The channel scare was loud, but not the whole story

Nagoshi Studio's YouTube channel disappearing was exactly the kind of thing that makes fans spiral. One minute it is there, then it is not, and suddenly everyone is trying to read the tea leaves on whether the studio is collapsing.

The channel coming back calmed the surface-level panic. It did not solve the actual concern. The real issue is funding, and that problem is much harder to refresh back into existence.

The YouTube channel scare was loud, but funding is the bigger issue.
Saavage field notes graphic: The scary part was not the channel, it was the timing.
The scary part was not the channel, it was the timing

NetEase pulling back is the real pressure point

Reports around NetEase stepping back from Nagoshi Studio are the part that matters. If the studio needs tens of millions more to finish Gang of Dragon and the original backer is no longer eager to pay, that is not a small wobble.

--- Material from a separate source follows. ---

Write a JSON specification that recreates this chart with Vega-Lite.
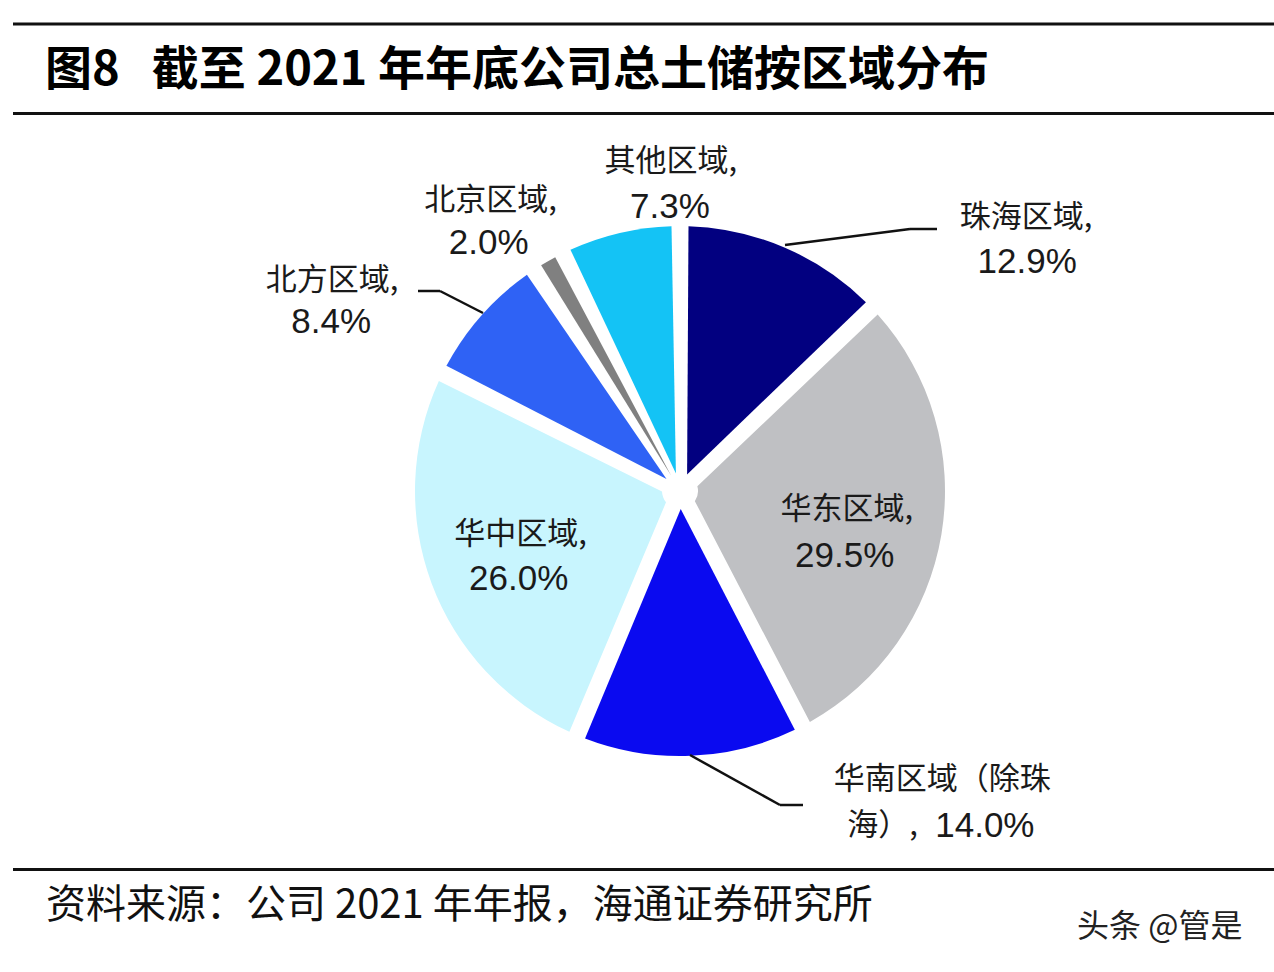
{
  "$schema": "https://vega.github.io/schema/vega-lite/v6.json",
  "width": 1274,
  "height": 972,
  "autosize": "none",
  "padding": 0,
  "background": "#ffffff",
  "config": {"view": {"stroke": null}},
  "data": {
    "values": [
      {"region": "珠海区域", "order": 1, "value": 12.9, "line1": "珠海区域,", "pct": "12.9%"},
      {"region": "华东区域", "order": 2, "value": 29.5, "line1": "华东区域,", "pct": "29.5%"},
      {"region": "华南区域（除珠海）", "order": 3, "value": 14.0, "line1": "华南区域（除珠", "line2": "海）,", "pct": "14.0%"},
      {"region": "华中区域", "order": 4, "value": 26.0, "line1": "华中区域,", "pct": "26.0%"},
      {"region": "北方区域", "order": 5, "value": 8.4, "line1": "北方区域,", "pct": "8.4%"},
      {"region": "北京区域", "order": 6, "value": 2.0, "line1": "北京区域,", "pct": "2.0%"},
      {"region": "其他区域", "order": 7, "value": 7.3, "line1": "其他区域,", "pct": "7.3%"}
    ]
  },
  "layer": [
    {
      "mark": {"type": "arc", "outerRadius": 265, "innerRadius": 18, "padAngle": 0.064, "stroke": null},
      "encoding": {
        "x": {"value": 680}, "y": {"value": 491},
        "theta": {"field": "value", "type": "quantitative", "stack": true},
        "order": {"field": "order", "type": "quantitative"},
        "color": {
          "field": "region", "type": "nominal", "legend": null,
          "scale": {
            "domain": ["珠海区域", "华东区域", "华南区域（除珠海）", "华中区域", "北方区域", "北京区域", "其他区域"],
            "range": ["#020080", "#bfc0c3", "#0a0af0", "#c8f5fe", "#2f62f5", "#808080", "#14c3f5"]
          }
        }
      }
    },
    {"mark": {"type": "text", "radius": 300, "dx": 228, "dy": 3, "font": "Noto Sans CJK SC", "fontSize": 31, "fill": "#1a1a1a", "align": "center", "baseline": "middle"},
     "encoding": {"x": {"value": 680}, "y": {"value": 491}, "theta": {"field": "value", "type": "quantitative", "stack": true}, "order": {"field": "order", "type": "quantitative"},
       "text": {"condition": {"test": "datum.region === '珠海区域'", "field": "line1", "type": "nominal"}, "value": ""}}},
    {"mark": {"type": "text", "radius": 300, "dx": 229, "dy": 47, "font": "Liberation Sans", "fontSize": 35, "fill": "#1a1a1a", "align": "center", "baseline": "middle"},
     "encoding": {"x": {"value": 680}, "y": {"value": 491}, "theta": {"field": "value", "type": "quantitative", "stack": true}, "order": {"field": "order", "type": "quantitative"},
       "text": {"condition": {"test": "datum.region === '珠海区域'", "field": "pct", "type": "nominal"}, "value": ""}}},
    {"mark": {"type": "text", "radius": 170, "dx": -1, "dy": -9, "font": "Noto Sans CJK SC", "fontSize": 31, "fill": "#1a1a1a", "align": "center", "baseline": "middle"},
     "encoding": {"x": {"value": 680}, "y": {"value": 491}, "theta": {"field": "value", "type": "quantitative", "stack": true}, "order": {"field": "order", "type": "quantitative"},
       "text": {"condition": {"test": "datum.region === '华东区域'", "field": "line1", "type": "nominal"}, "value": ""}}},
    {"mark": {"type": "text", "radius": 170, "dx": -3, "dy": 37, "font": "Liberation Sans", "fontSize": 35, "fill": "#1a1a1a", "align": "center", "baseline": "middle"},
     "encoding": {"x": {"value": 680}, "y": {"value": 491}, "theta": {"field": "value", "type": "quantitative", "stack": true}, "order": {"field": "order", "type": "quantitative"},
       "text": {"condition": {"test": "datum.region === '华东区域'", "field": "pct", "type": "nominal"}, "value": ""}}},
    {"mark": {"type": "text", "radius": 300, "dx": 250, "dy": -11, "font": "Noto Sans CJK SC", "fontSize": 31, "fill": "#1a1a1a", "align": "center", "baseline": "middle"},
     "encoding": {"x": {"value": 680}, "y": {"value": 491}, "theta": {"field": "value", "type": "quantitative", "stack": true}, "order": {"field": "order", "type": "quantitative"},
       "text": {"condition": {"test": "datum.region === '华南区域（除珠海）'", "field": "line1", "type": "nominal"}, "value": ""}}},
    {"mark": {"type": "text", "radius": 300, "dx": 155, "dy": 35, "font": "Noto Sans CJK SC", "fontSize": 31, "fill": "#1a1a1a", "align": "left", "baseline": "middle"},
     "encoding": {"x": {"value": 680}, "y": {"value": 491}, "theta": {"field": "value", "type": "quantitative", "stack": true}, "order": {"field": "order", "type": "quantitative"},
       "text": {"condition": {"test": "datum.region === '华南区域（除珠海）'", "field": "line2", "type": "nominal"}, "value": ""}}},
    {"mark": {"type": "text", "radius": 300, "dx": 243, "dy": 35, "font": "Liberation Sans", "fontSize": 35, "fill": "#1a1a1a", "align": "left", "baseline": "middle"},
     "encoding": {"x": {"value": 680}, "y": {"value": 491}, "theta": {"field": "value", "type": "quantitative", "stack": true}, "order": {"field": "order", "type": "quantitative"},
       "text": {"condition": {"test": "datum.region === '华南区域（除珠海）'", "field": "pct", "type": "nominal"}, "value": ""}}},
    {"mark": {"type": "text", "radius": 170, "dx": 0, "dy": -15, "font": "Noto Sans CJK SC", "fontSize": 31, "fill": "#1a1a1a", "align": "center", "baseline": "middle"},
     "encoding": {"x": {"value": 680}, "y": {"value": 491}, "theta": {"field": "value", "type": "quantitative", "stack": true}, "order": {"field": "order", "type": "quantitative"},
       "text": {"condition": {"test": "datum.region === '华中区域'", "field": "line1", "type": "nominal"}, "value": ""}}},
    {"mark": {"type": "text", "radius": 170, "dx": -2, "dy": 29, "font": "Liberation Sans", "fontSize": 35, "fill": "#1a1a1a", "align": "center", "baseline": "middle"},
     "encoding": {"x": {"value": 680}, "y": {"value": 491}, "theta": {"field": "value", "type": "quantitative", "stack": true}, "order": {"field": "order", "type": "quantitative"},
       "text": {"condition": {"test": "datum.region === '华中区域'", "field": "pct", "type": "nominal"}, "value": ""}}},
    {"mark": {"type": "text", "radius": 300, "dx": -123, "dy": -11, "font": "Noto Sans CJK SC", "fontSize": 31, "fill": "#1a1a1a", "align": "center", "baseline": "middle"},
     "encoding": {"x": {"value": 680}, "y": {"value": 491}, "theta": {"field": "value", "type": "quantitative", "stack": true}, "order": {"field": "order", "type": "quantitative"},
       "text": {"condition": {"test": "datum.region === '北方区域'", "field": "line1", "type": "nominal"}, "value": ""}}},
    {"mark": {"type": "text", "radius": 300, "dx": -124, "dy": 30, "font": "Liberation Sans", "fontSize": 35, "fill": "#1a1a1a", "align": "center", "baseline": "middle"},
     "encoding": {"x": {"value": 680}, "y": {"value": 491}, "theta": {"field": "value", "type": "quantitative", "stack": true}, "order": {"field": "order", "type": "quantitative"},
       "text": {"condition": {"test": "datum.region === '北方区域'", "field": "pct", "type": "nominal"}, "value": ""}}},
    {"mark": {"type": "text", "radius": 300, "dx": -40, "dy": -30, "font": "Noto Sans CJK SC", "fontSize": 31, "fill": "#1a1a1a", "align": "center", "baseline": "middle"},
     "encoding": {"x": {"value": 680}, "y": {"value": 491}, "theta": {"field": "value", "type": "quantitative", "stack": true}, "order": {"field": "order", "type": "quantitative"},
       "text": {"condition": {"test": "datum.region === '北京区域'", "field": "line1", "type": "nominal"}, "value": ""}}},
    {"mark": {"type": "text", "radius": 300, "dx": -42, "dy": 12, "font": "Liberation Sans", "fontSize": 35, "fill": "#1a1a1a", "align": "center", "baseline": "middle"},
     "encoding": {"x": {"value": 680}, "y": {"value": 491}, "theta": {"field": "value", "type": "quantitative", "stack": true}, "order": {"field": "order", "type": "quantitative"},
       "text": {"condition": {"test": "datum.region === '北京区域'", "field": "pct", "type": "nominal"}, "value": ""}}},
    {"mark": {"type": "text", "radius": 300, "dx": 59, "dy": -37, "font": "Noto Sans CJK SC", "fontSize": 31, "fill": "#1a1a1a", "align": "center", "baseline": "middle"},
     "encoding": {"x": {"value": 680}, "y": {"value": 491}, "theta": {"field": "value", "type": "quantitative", "stack": true}, "order": {"field": "order", "type": "quantitative"},
       "text": {"condition": {"test": "datum.region === '其他区域'", "field": "line1", "type": "nominal"}, "value": ""}}},
    {"mark": {"type": "text", "radius": 300, "dx": 58, "dy": 8, "font": "Liberation Sans", "fontSize": 35, "fill": "#1a1a1a", "align": "center", "baseline": "middle"},
     "encoding": {"x": {"value": 680}, "y": {"value": 491}, "theta": {"field": "value", "type": "quantitative", "stack": true}, "order": {"field": "order", "type": "quantitative"},
       "text": {"condition": {"test": "datum.region === '其他区域'", "field": "pct", "type": "nominal"}, "value": ""}}},
    {"data": {"values": [{}]}, "mark": {"type": "rule", "stroke": "#111111", "strokeWidth": 2.5}, "encoding": {"x": {"value": 785}, "y": {"value": 245}, "x2": {"value": 910}, "y2": {"value": 229}}},
    {"data": {"values": [{}]}, "mark": {"type": "rule", "stroke": "#111111", "strokeWidth": 2.5}, "encoding": {"x": {"value": 910}, "y": {"value": 229}, "x2": {"value": 937}, "y2": {"value": 229}}},
    {"data": {"values": [{}]}, "mark": {"type": "rule", "stroke": "#111111", "strokeWidth": 2.5}, "encoding": {"x": {"value": 418}, "y": {"value": 291}, "x2": {"value": 440}, "y2": {"value": 291}}},
    {"data": {"values": [{}]}, "mark": {"type": "rule", "stroke": "#111111", "strokeWidth": 2.5}, "encoding": {"x": {"value": 440}, "y": {"value": 291}, "x2": {"value": 483}, "y2": {"value": 313}}},
    {"data": {"values": [{}]}, "mark": {"type": "rule", "stroke": "#111111", "strokeWidth": 2.5}, "encoding": {"x": {"value": 690}, "y": {"value": 755}, "x2": {"value": 780}, "y2": {"value": 805}}},
    {"data": {"values": [{}]}, "mark": {"type": "rule", "stroke": "#111111", "strokeWidth": 2.5}, "encoding": {"x": {"value": 780}, "y": {"value": 805}, "x2": {"value": 803}, "y2": {"value": 805}}},
    {"data": {"values": [{}]}, "mark": {"type": "rule", "stroke": "#111111", "strokeWidth": 3}, "encoding": {"x": {"value": 13}, "y": {"value": 24}, "x2": {"value": 1274}, "y2": {"value": 24}}},
    {"data": {"values": [{}]}, "mark": {"type": "rule", "stroke": "#111111", "strokeWidth": 3}, "encoding": {"x": {"value": 13}, "y": {"value": 113.5}, "x2": {"value": 1274}, "y2": {"value": 113.5}}},
    {"data": {"values": [{}]}, "mark": {"type": "rule", "stroke": "#111111", "strokeWidth": 3}, "encoding": {"x": {"value": 13}, "y": {"value": 869.5}, "x2": {"value": 1274}, "y2": {"value": 869.5}}},
    {"data": {"values": [{}]}, "mark": {"type": "text", "text": "图8\u00a0\u00a0\u00a0截至 2021 年年底公司总土储按区域分布", "font": "Noto Sans CJK SC", "fontSize": 47, "fontWeight": "bold", "fill": "#000000", "align": "left", "baseline": "middle"},
     "encoding": {"x": {"value": 45}, "y": {"value": 71}}},
    {"data": {"values": [{}]}, "mark": {"type": "text", "text": "资料来源：公司 2021 年年报，海通证券研究所", "font": "Noto Sans CJK SC", "fontSize": 40, "fill": "#111111", "align": "left", "baseline": "middle"},
     "encoding": {"x": {"value": 46}, "y": {"value": 906}}},
    {"data": {"values": [{}]}, "mark": {"type": "text", "text": "头条 @管是", "font": "Noto Sans CJK SC", "fontSize": 32, "fill": "#222222", "align": "left", "baseline": "middle"},
     "encoding": {"x": {"value": 1077}, "y": {"value": 927}}}
  ]
}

Game development runs on runway. Talent matters, but runway decides whether a team gets to finish properly or starts cutting until the shape changes.

Saavage field notes graphic: Why fans noticed immediately.
Why fans noticed immediately

Why fans reacted so hard

The YouTube channel itself was not some massive operation. That is almost beside the point. Fans were not really scared about losing uploads. They were scared the disappearance confirmed what they already worried about.

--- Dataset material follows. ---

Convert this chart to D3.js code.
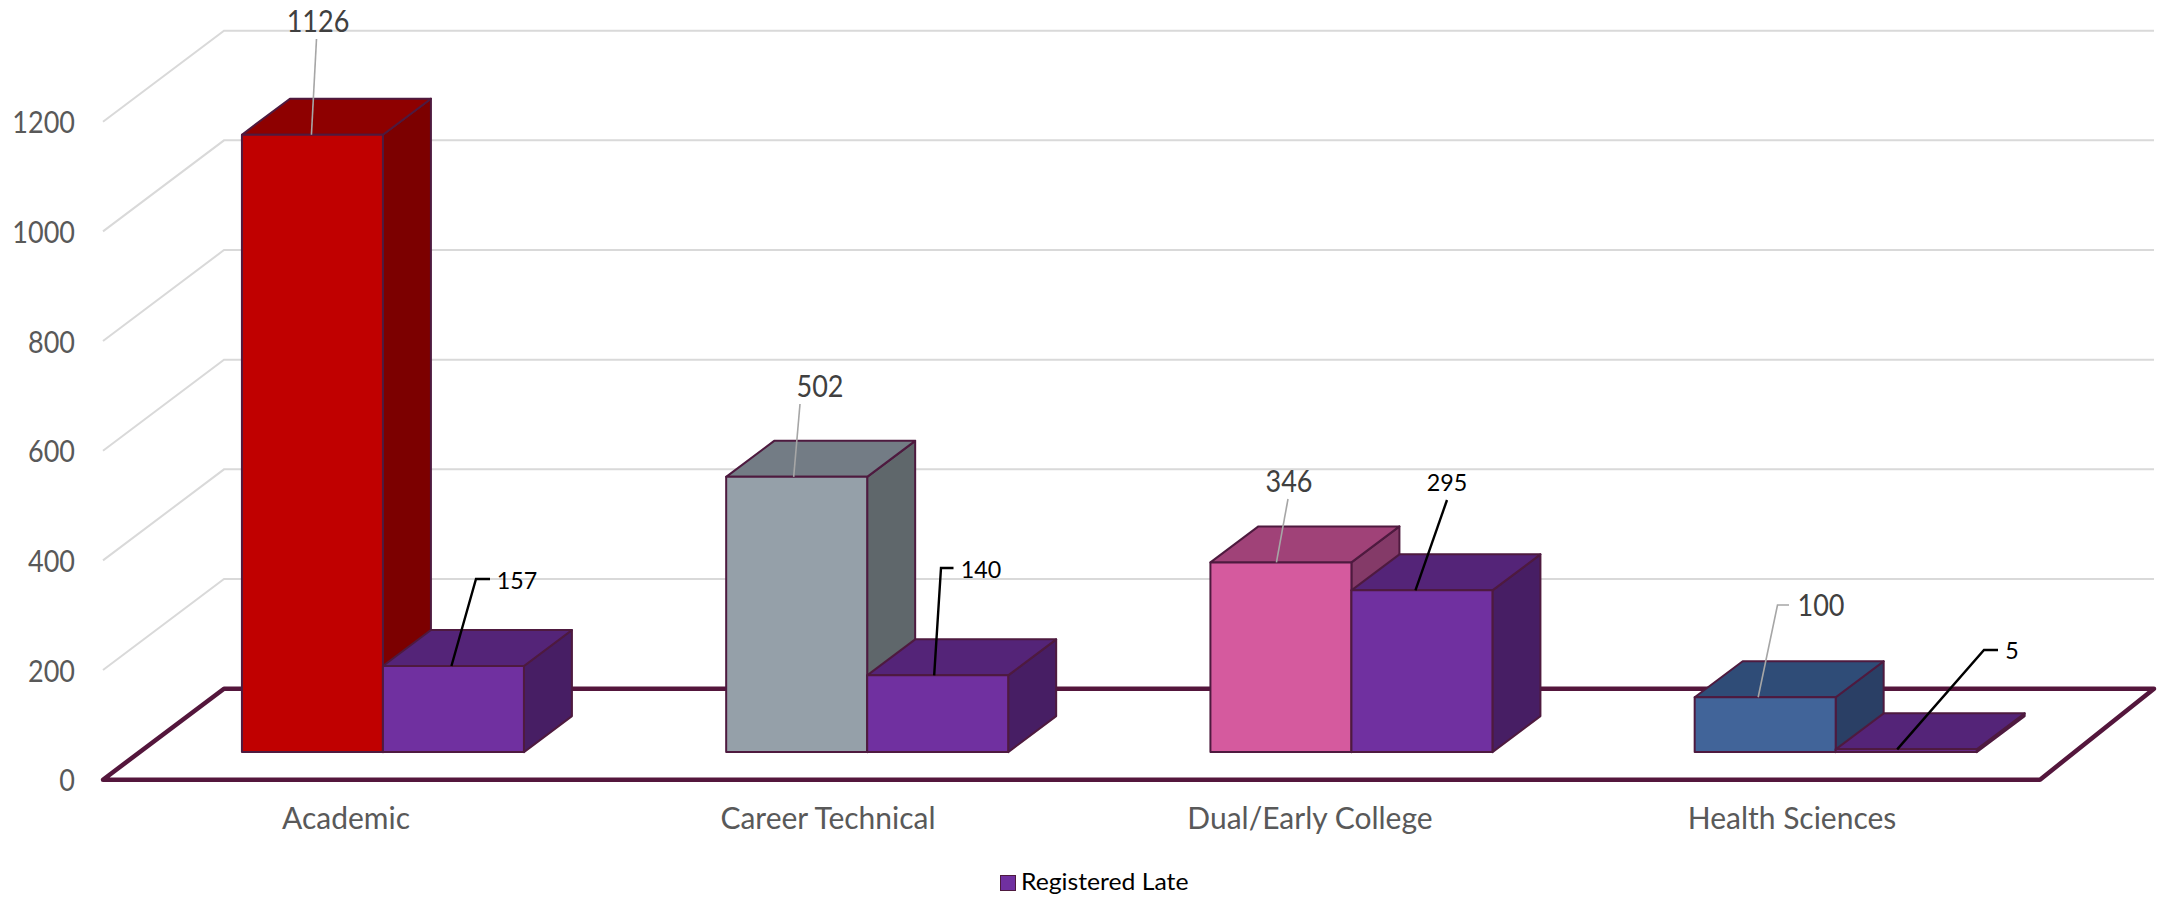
<!DOCTYPE html>
<html><head><meta charset="utf-8">
<script src="https://cdn.jsdelivr.net/npm/d3@7"></script>
<style>html,body{margin:0;padding:0;background:#fff}svg{display:block}text{font-family:Lato,"Open Sans",sans-serif}</style>
</head><body><svg id="c" width="2162" height="898"></svg>
<script>
// ---- data
const categories = ["Academic","Career Technical","Dual/Early College","Health Sciences"];
const firstSeries = [1126,502,346,100];
const lateSeries = [157,140,295,5];
const yTicks = [0,200,400,600,800,1000,1200];
const seriesName = "Registered Late";
// ---- style
const firstFaces = [
 {front:"#C00000",top:"#8E0000",side:"#7C0000"},
 {front:"#95A0A9",top:"#737C85",side:"#5F676B"},
 {front:"#D55A9E",top:"#A04278",side:"#843A68"},
 {front:"#416499",top:"#2F4C77",side:"#2A3F65"}];
const lateFaces = {front:"#7030A0",top:"#542478",side:"#471E64"};
const edge="#4E1A3F", floorEdge="#54163C", gridColor="#D9D9D9";
// ---- label placement
const firstLabels = [
 {x:318,y:32,size:30,endDx:-1,line:[[316.5,39]]},
 {x:820,y:397,size:30,endDx:-3,line:[[800,404]]},
 {x:1289,y:492,size:30,endDx:-4.5,line:[[1288,499]]},
 {x:1821,y:616,size:30,endDx:-7,line:[[1789,605],[1777.5,605]]}];
const lateLabels = [
 {x:517,y:589,size:24,endDx:-2,line:[[490,579],[476,579]]},
 {x:981,y:578,size:24,endDx:-3.5,line:[[953.5,568],[941,568]]},
 {x:1447,y:491,size:24,endDx:-6.5,line:[[1447,500]]},
 {x:2012,y:659,size:24,endDx:-9,line:[[1998,650],[1984,650]]}];

const svg=d3.select("#c");
const floor={x0:103,x1:2040,y:779.7,dx:121,dy:-91};
const barDepth={dx:48,dy:-36}, barInset={dx:37.8,dy:-27.6};
const x0=d3.scaleBand().domain(categories).range([floor.x0,floor.x1]);
const barsW=282;
const x1=d3.scaleBand().domain([0,1]).range([0,barsW]);
const yGrid=d3.scaleLinear().domain([0,1200]).range([floor.y,121.7]);
const yBar=d3.scaleLinear().domain([0,1200]).range([floor.y+barInset.dy,floor.y+barInset.dy-658]);
const path=d3.line();

// squeeze glyphs to the narrower numerals of the reference face
function fit(sel,k){
 sel.each(function(){
  const w=this.getComputedTextLength();
  d3.select(this).attr("textLength",w*k).attr("lengthAdjust","spacingAndGlyphs");
 });
}

// gridlines
svg.append("g").selectAll("path").data(yTicks.filter(d=>d>0)).join("path")
 .attr("d",d=>path([[floor.x0,yGrid(d)],[floor.x0+floor.dx,yGrid(d)+floor.dy],[2154,yGrid(d)+floor.dy]]))
 .attr("fill","none").attr("stroke",gridColor).attr("stroke-width",2);
// floor
svg.append("path")
 .attr("d",path([[floor.x0,floor.y],[floor.x0+floor.dx,floor.y+floor.dy],[2154,floor.y+floor.dy],[floor.x1,floor.y]])+"Z")
 .attr("fill","#fff").attr("stroke",floorEdge).attr("stroke-width",4.5).attr("stroke-linejoin","round");

// bars
function bar(g,x,w,v,c){
 const t=yBar(v),b=yBar(0),dx=barDepth.dx,dy=barDepth.dy;
 const faces=[
  {f:c.side,p:[[x+w,t],[x+w+dx,t+dy],[x+w+dx,b+dy],[x+w,b]]},
  {f:c.top,p:[[x,t],[x+dx,t+dy],[x+w+dx,t+dy],[x+w,t]]},
  {f:c.front,p:[[x,t],[x+w,t],[x+w,b],[x,b]]}];
 g.selectAll(null).data(faces).join("path").attr("d",d=>path(d.p)+"Z")
  .attr("fill",d=>d.f).attr("stroke",edge).attr("stroke-width",2).attr("stroke-linejoin","round");
}
const catX=c=>x0(c)+barInset.dx+(x0.bandwidth()-barsW)/2;
const barsG=svg.append("g");
categories.forEach((c,i)=>{
 const g=barsG.append("g");
 bar(g,catX(c)+x1(0),x1.bandwidth(),firstSeries[i],firstFaces[i]);
 bar(g,catX(c)+x1(1),x1.bandwidth(),lateSeries[i],lateFaces);
});

// leaders and value labels
function labels(vals,lay,idx,lineCol,textCol,k){
 const g=svg.append("g");
 vals.forEach((v,i)=>{
  const c=categories[i],L=lay[i];
  const end=[catX(c)+x1(idx)+x1.bandwidth()/2+L.endDx,yBar(v)];
  g.append("path").attr("d",path([...L.line,end])).attr("fill","none").attr("stroke",lineCol)
   .attr("stroke-width",lineCol==="#000"?2.4:1.6);
  g.append("text").attr("x",L.x).attr("y",L.y).attr("text-anchor","middle")
   .attr("font-size",L.size).attr("fill",textCol).text(v).call(fit,k);
 });
}
labels(firstSeries,firstLabels,0,"#A6A6A6","#404040",0.9);
labels(lateSeries,lateLabels,1,"#000","#000",0.97);

// axes (text only)
const yAxis=svg.append("g").attr("transform","translate(75,0)")
 .call(d3.axisLeft(yGrid).tickValues(yTicks).tickSize(0).tickPadding(0).tickFormat(d3.format("d")));
yAxis.select(".domain").remove();
yAxis.selectAll("text").attr("font-size",30).attr("fill","#595959").attr("font-family","Lato").attr("dy","0.37em").call(fit,0.9);
const xLab=d3.scaleBand().domain(categories).range([105,2033]);
const xAxis=svg.append("g").attr("transform","translate(0,829)")
 .call(d3.axisBottom(xLab).tickSize(0).tickPadding(0));
xAxis.select(".domain").remove();
xAxis.selectAll("text").attr("font-size",30).attr("fill","#595959").attr("font-family","Lato").attr("y",0).attr("dy",0);

// legend
svg.append("rect").attr("x",1000.5).attr("y",875.5).attr("width",15).attr("height",15)
 .attr("fill",lateFaces.front).attr("stroke",edge).attr("stroke-width",1);
svg.append("text").attr("x",1021).attr("y",890).attr("font-size",24).attr("fill","#000").text(seriesName).call(fit,1.03);
</script></body></html>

That is how fragile confidence gets around studios with uncertain funding. A tiny public glitch turns into a symbol because people are waiting for proof that the project is safe. The channel coming back helps, but it does not answer the budget question.


Gang of Dragon is now a watch-list game

Nagoshi still has the creative credibility. Nobody is doubting that. The question is whether the studio gets the money and time to make the game at the scale it was pitched.

That makes Gang of Dragon a game to watch carefully, not a sure thing to count on. The best-case version is still exciting. The risk is that the business side forces a smaller, rougher version of the dream.